The Supreme Court's Reasoning: Cognizance and Pre-Cognizance Are Distinct Stages
The Supreme Court accepted the distinction between the pre-cognizance and cognizance stages. The Court held that the requirement of prior sanction under Sections 196 and 197 CrPC operates at the stage of taking cognizance, which is the judicial act by which a Magistrate decides to apply their mind to the allegations and issue process against the accused. An order under Section 156(3) directing FIR registration and investigation does not amount to taking cognizance. It is a preliminary step that sets the investigative machinery in motion. The Court reasoned that if the sanction requirement were extended to the pre-cognizance stage, it would effectively immunise public servants from even being investigated for criminal conduct until the government grants permission. This would undermine the rule of law and create a class of persons who are shielded from investigation regardless of the seriousness of the allegations. The Court emphasised that the investigation stage is separate from the prosecution stage, and the safeguard of sanction is appropriately placed at the prosecution stage where the court decides to proceed against the accused.

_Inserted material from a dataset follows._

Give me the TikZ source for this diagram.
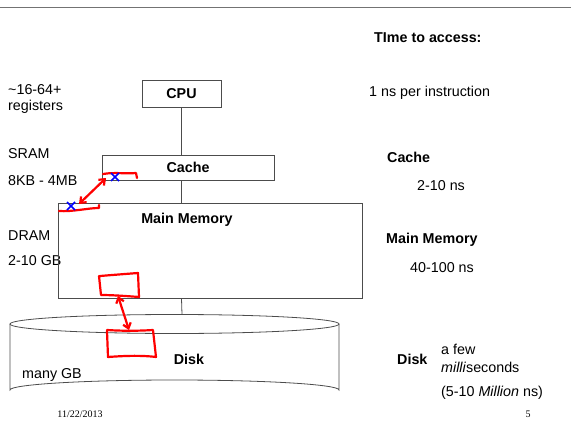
\documentclass[tikz,border=0pt]{standalone}
\usepackage{fontspec}
\setmainfont{Liberation Sans}
\newfontfamily\timesf{Liberation Serif}
\usetikzlibrary{arrows.meta}
\begin{document}
\begin{tikzpicture}[x=1pt,y=-1pt,
  txt/.style={inner sep=0pt,anchor=west,font=\fontsize{14.3}{17}\selectfont},
  btxt/.style={txt,font=\fontsize{14.3}{17}\selectfont\bfseries},
  box/.style={draw=black!70,line width=0.8pt,inner sep=0pt},
  conn/.style={draw=black!70,line width=0.8pt},
  pen/.style={draw=red,line width=2.2pt,line cap=round,line join=round},
  penarrow/.style={pen,{Straight Barb[length=5pt,width=8pt]}-{Straight Barb[length=5pt,width=8pt]}},
  xmark/.style={draw=blue,line width=1.6pt}]
\useasboundingbox (0,0) rectangle (571,436);
% top rule
\draw[black!55,line width=1pt] (0,8) -- (571,8);
% headings
\node[btxt] (head) at (374,38) {TIme to access:};
% left labels
\node[txt] (reg1) at (8,90) {\textasciitilde16-64+};
\node[txt] (reg2) at (8,107) {registers};
\node[txt] (sram) at (8,154) {SRAM};
\node[txt] (sramsz) at (8,181) {8KB - 4MB};
\node[txt] (dram) at (8,236) {DRAM};
\node[txt] (dramsz) at (8,261) {2-10 GB};
% right labels
\node[txt] (t1) at (369,93) {1 ns per instruction};
\node[btxt] (tc) at (387,157) {Cache};
\node[txt] (tc2) at (417,186) {2-10 ns};
\node[btxt] (tm) at (386,240) {Main Memory};
\node[txt] (tm2) at (410,268) {40-100 ns};
\node[btxt] (td) at (397,359) {Disk};
\node[txt] (td1) at (441,349) {a few};
\node[txt] (td2) at (441,367) {\textit{milli}seconds};
\node[txt] (td3) at (441,393) {(5-10 \textit{Million} ns)};
% boxes
\node[box,minimum width=79pt,minimum height=27pt] (cpu) at (181.5,93.5) {};
\node[btxt,anchor=center] at (cpu.center) {CPU};
\node[box,minimum width=172pt,minimum height=25pt] (cache) at (188,167.5) {};
\node[btxt,anchor=center] at (cache.center) {Cache};
\node[box,minimum width=304pt,minimum height=95pt] (mm) at (210,250.5) {};
\node[btxt,anchor=center] at (187,220) {Main Memory};
% disk cylinder
\draw[black!70,line width=0.8pt] (10,324) -- (10,390) arc[start angle=180,end angle=360,x radius=164.5,y radius=10] -- (339,324);
\draw[black!70,line width=0.8pt] (174.5,324) ellipse[x radius=164.5,y radius=9.5];
\coordinate (disktop) at (182,314.5);
\node[btxt,anchor=center] (disk) at (189,359) {Disk};
\node[txt] (many) at (22,375) {many GB};
% connectors
\draw[conn] (cpu.south) -- (cache.north -| cpu.south);
\draw[conn] (cache.south -| cpu.south) -- (mm.north -| cpu.south);
\draw[conn] (mm.south -| cpu.south) -- (disktop);
% footer
\node[inner sep=0pt,font=\timesf\fontsize{10}{12}\selectfont] (date) at (80,414) {11/22/2013};
\node[inner sep=0pt,font=\timesf\fontsize{10}{12}\selectfont] (page) at (528,414) {5};
% red annotations
\draw[pen] (103,174) .. controls (115,172) and (125,174) .. (136,173) -- (137,178);
\draw[pen] (59,211) .. controls (72,212) and (88,208) .. (99,208) -- (99,205);
\coordinate (a1) at (79,204);
\coordinate (a2) at (106,178);
\draw[penarrow] (a1) -- (a2);
\draw[xmark] (111,173) -- (119,181) (119,173) -- (111,181);
\draw[xmark] (67,202) -- (75,210) (75,202) -- (67,210);
\draw[pen] (100,276) .. controls (112,275) and (125,274) .. (138,273) -- (139,297) .. controls (126,296) and (112,295) .. (101,295) -- (99,276);
\draw[pen] (107,330) .. controls (122,331) and (138,331) .. (153,330) -- (156,357) .. controls (140,355) and (122,356) .. (108,357) -- (107,331);
\coordinate (b1) at (118,296);
\coordinate (b2) at (129,330);
\draw[penarrow] (b1) -- (b2);
\end{tikzpicture}
\end{document}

Impact on Public Servant Accountability and Complainant Rights
The practical impact of this ruling is significant. Complainants who allege criminal conduct by public servants, including elected representatives, government officials, and members of the armed forces, can now approach a Magistrate under Section 156(3) for FIR registration without the complaint being stalled at the threshold by a sanction objection. The investigation can proceed, evidence can be collected, and statements can be recorded. The sanction question will arise only when the investigating agency files a charge sheet and the Magistrate is called upon to take cognizance of the offence. At that point, if the offence is one that requires prior sanction under Section 196 or 197, the prosecution cannot proceed without obtaining it. This sequencing ensures that investigations are not blocked by procedural technicalities while still preserving the substantive protection that the sanction requirement provides to public servants against frivolous prosecution.

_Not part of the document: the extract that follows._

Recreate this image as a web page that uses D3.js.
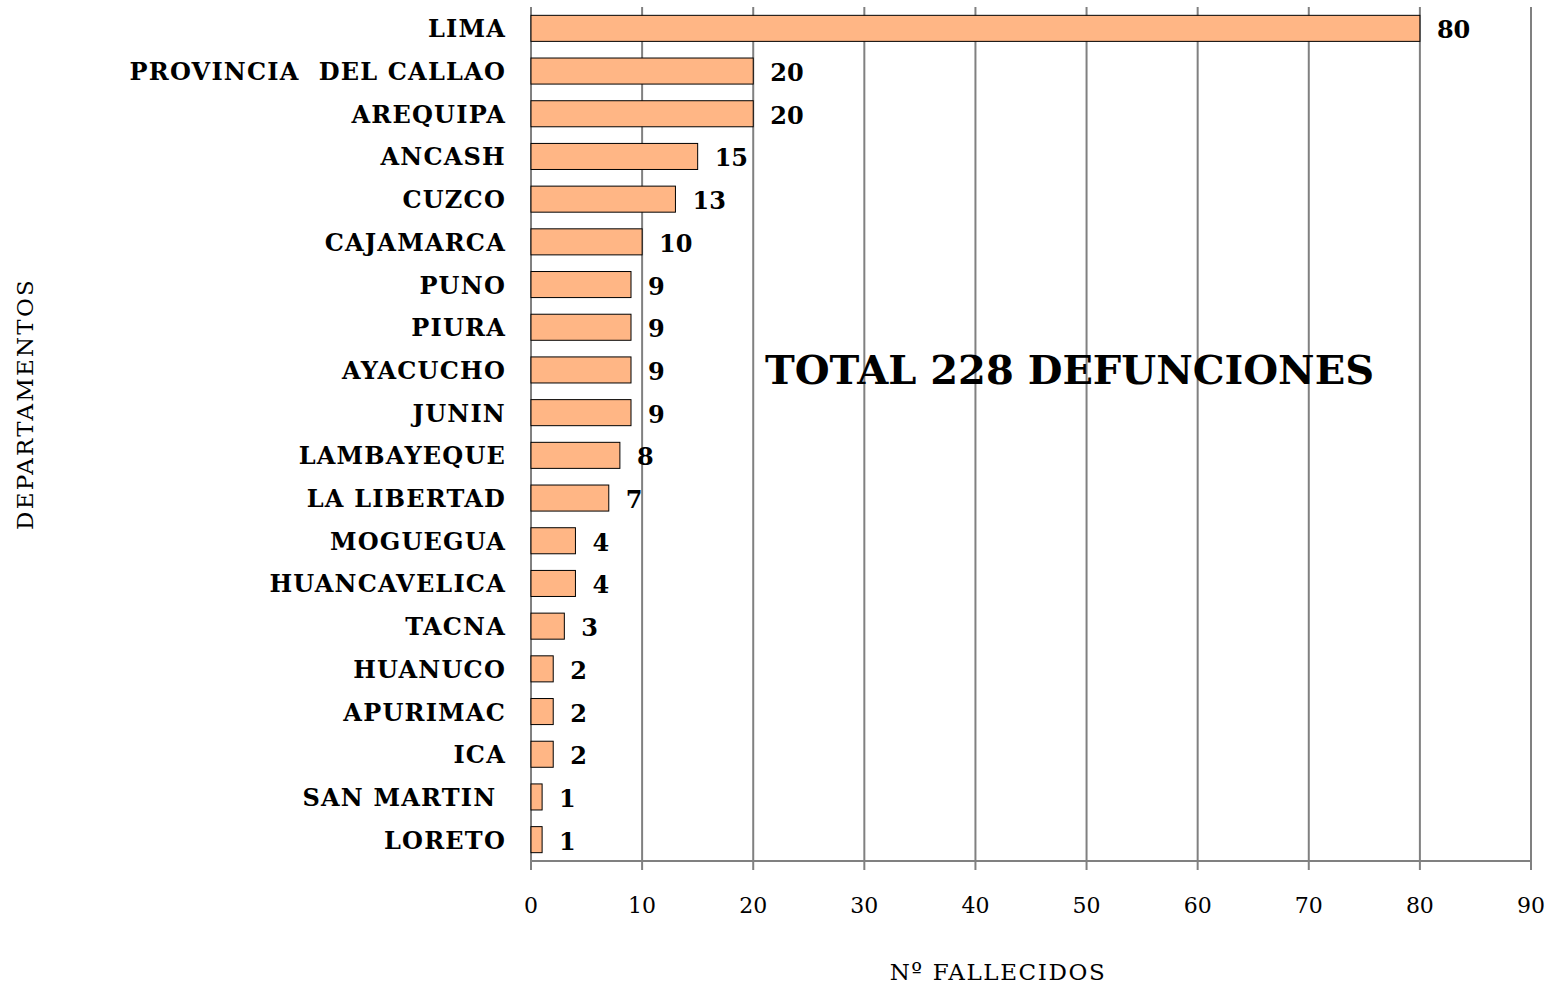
<!DOCTYPE html>
<html><head><meta charset="utf-8">
<script src="https://cdn.jsdelivr.net/npm/d3@7"></script>
<style>
body{margin:0;background:#fff;}
text{font-family:"DejaVu Serif","Liberation Serif",serif;white-space:pre;}
</style></head>
<body><svg id="c" width="1554" height="986"></svg>
<script>
const categories = ["LIMA","PROVINCIA  DEL CALLAO","AREQUIPA","ANCASH","CUZCO","CAJAMARCA","PUNO","PIURA","AYACUCHO","JUNIN","LAMBAYEQUE","LA LIBERTAD","MOGUEGUA","HUANCAVELICA","TACNA","HUANUCO","APURIMAC","ICA","SAN MARTIN ","LORETO"];
const values = [80,20,20,15,13,10,9,9,9,9,8,7,4,4,3,2,2,2,1,1];
const xTicks = [0,10,20,30,40,50,60,70,80,90];
const xTitle = "Nº FALLECIDOS";
const yTitle = "DEPARTAMENTOS";
const note = "TOTAL 228 DEFUNCIONES";

const svg = d3.select("#c");
const L = 531, R = 1531, T = 7, B = 861;
const x = d3.scaleLinear().domain([0,90]).range([L,R]);
const y = d3.scaleBand().domain(categories).range([T,B]).paddingInner(0.39).paddingOuter(0.195);

// gridlines
svg.append("g").selectAll("line").data(xTicks).join("line")
  .attr("x1",d=>x(d)).attr("x2",d=>x(d)).attr("y1",T).attr("y2",B+9)
  .attr("stroke","#808080").attr("stroke-width",2);
svg.append("line").attr("x1",L).attr("x2",R).attr("y1",B).attr("y2",B)
  .attr("stroke","#808080").attr("stroke-width",2);

// bars
svg.append("g").selectAll("rect").data(values).join("rect")
  .attr("x",x(0)).attr("y",(d,i)=>y(categories[i]))
  .attr("width",d=>x(d)-x(0)).attr("height",y.bandwidth())
  .attr("fill","#FFB685").attr("stroke","#000").attr("stroke-width",1);

// value labels
svg.append("g").selectAll("text").data(values).join("text")
  .attr("x",d=>x(d)+17).attr("y",(d,i)=>y(categories[i])+y.bandwidth()/2+10)
  .attr("font-size",24).attr("font-weight","bold").text(d=>d);

// category labels
svg.append("g").selectAll("text").data(categories).join("text")
  .attr("x",506).attr("y",d=>y(d)+y.bandwidth()/2+9)
  .attr("text-anchor","end").attr("font-size",24).attr("letter-spacing",1.2)
  .attr("font-weight","bold").text(d=>d);

// tick labels
svg.append("g").selectAll("text").data(xTicks).join("text")
  .attr("x",d=>x(d)).attr("y",913).attr("text-anchor","middle")
  .attr("font-size",22).text(d=>d);

svg.append("text").attr("x",998).attr("y",980).attr("text-anchor","middle")
  .attr("font-size",23).attr("letter-spacing",1.6).text(xTitle);
svg.append("text").attr("transform","translate(33,404) rotate(-90)").attr("text-anchor","middle")
  .attr("font-size",23).attr("letter-spacing",2.2).text(yTitle);

svg.append("text").attr("x",765).attr("y",384).attr("font-size",40).attr("font-weight","bold").text(note);
</script></body></html>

Key Takeaways for Legal Practitioners and Complainants
For legal practitioners, this judgment settles a jurisdictional question that had produced conflicting outcomes across different High Courts. The clear rule is now established: Section 156(3) applications before Magistrates cannot be rejected on the sole ground that prior sanction under Section 196 or 197 has not been obtained. Magistrates should evaluate Section 156(3) applications on their merits, examining whether the complaint discloses a cognizable offence and whether there are sufficient grounds to direct an investigation. For complainants, the ruling removes a procedural barrier that had effectively prevented criminal complaints against public servants from being investigated. However, complainants should note that the Supreme Court has also held in other decisions that before approaching a Magistrate under Section 156(3), the complainant should first approach the police under Section 154(1) and Section 154(3) CrPC. A direct application under Section 156(3) without first attempting to file a complaint with the police may be rejected on procedural grounds. The proper sequence remains: approach the police first, and if the police refuse to register an FIR, then approach the Magistrate under Section 156(3).